I went onto make this observation.

A real bone of contention was Respect’s description of itself as ‘the party of Muslims’. In their dash for electoral gain the party had compromised with the Islamicist bullies described by Ed Husain in The Islamicist (2007). De facto alliances, now admitted by the SWP, had been forged with right-wing Islamicists, such as supporters of the reactionary Jamaat-i-Islami party present in the East London Mosque. Secular Bangladeshis were not slow to point to the bloody role the Jamaat played in opposing independence and suppressing the left in their country. Communalist appeals led to a growing electoral rival amongst Afro-Caribbean voters in the East End, the Christian People’s Alliance. Salma Yacoob associated with Birmingham mosques that played host to ultra-conservative preachers.

Any attempt to oppose this approach was met with cries of ‘Islamophobia’. In municipal politics Respect increasingly relied on ‘community leaders’ (including wealthy businessmen) of a Muslim background (Bangladeshi in East London, Pakistani in Birmingham) rather than socialists or trade unionists. Nor was this the only difficulty. Their councillors often operated as councillors frequently do: vying for position, and standing up for ‘their people’ first, squabbling, switching sides, and puffing themselves up, regardless of their party’s instructions.

Anna concludes,

We need a strong left that is able to counter the coalition’s attacks on the working and middle classes that are looking like something out of the Enclosures. However, like anyone else who ever looked at the disgusting state of the world and wanted to do something about it, I never signed up for SWP abuse and I certainly never signed up for their omerta that they go around imposing on errant former members on pain of The Treatment. It is important that this stuff gets aired for so many reasons. If they can’t, after all this grief, look at themselves honestly, then they deserve everything they’re getting. And the working class is better off without them.

More on this (2003) by Anna here.

Feminism: Leading the Fight for Democracy.

Which brings me to  Beyond the Fragments: Feminism and the Making of Socialism. Sheila Rowbotham  Lynne Segal and  Hilary Wainwright (1979,  reprinted in book form in 1980).

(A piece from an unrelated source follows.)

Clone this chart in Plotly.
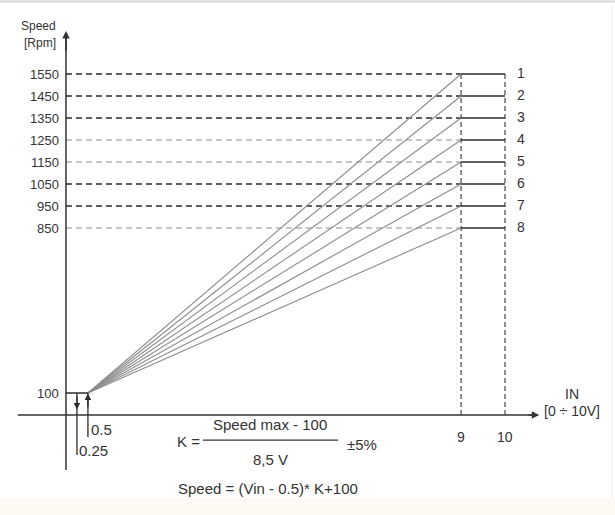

This book had an immense influence on the left (my close comrades were deeply affected, amongst thousands of others) during the late 1970s.

In my circles I, and others, were involved in,  from the International Marxist Group (not least because Hilary had been a member)  to Big Flame and other libertarian Marxist and – also- anarchist, groups, its impact was immense. The SWP even had, briefly, its own women’s paper, Women’s Voice. This extended right to the Labour Party and the Communist Party of Great Britain.

The Women’s movement had already become extremely important, campaigns on abortion rights and gay rights were only amongst many grass-roots based activities that corresponded to a flourishing network of women’s groups.

But Beyond the Fragments was perhaps the most directly political contribution to the left-wing politics.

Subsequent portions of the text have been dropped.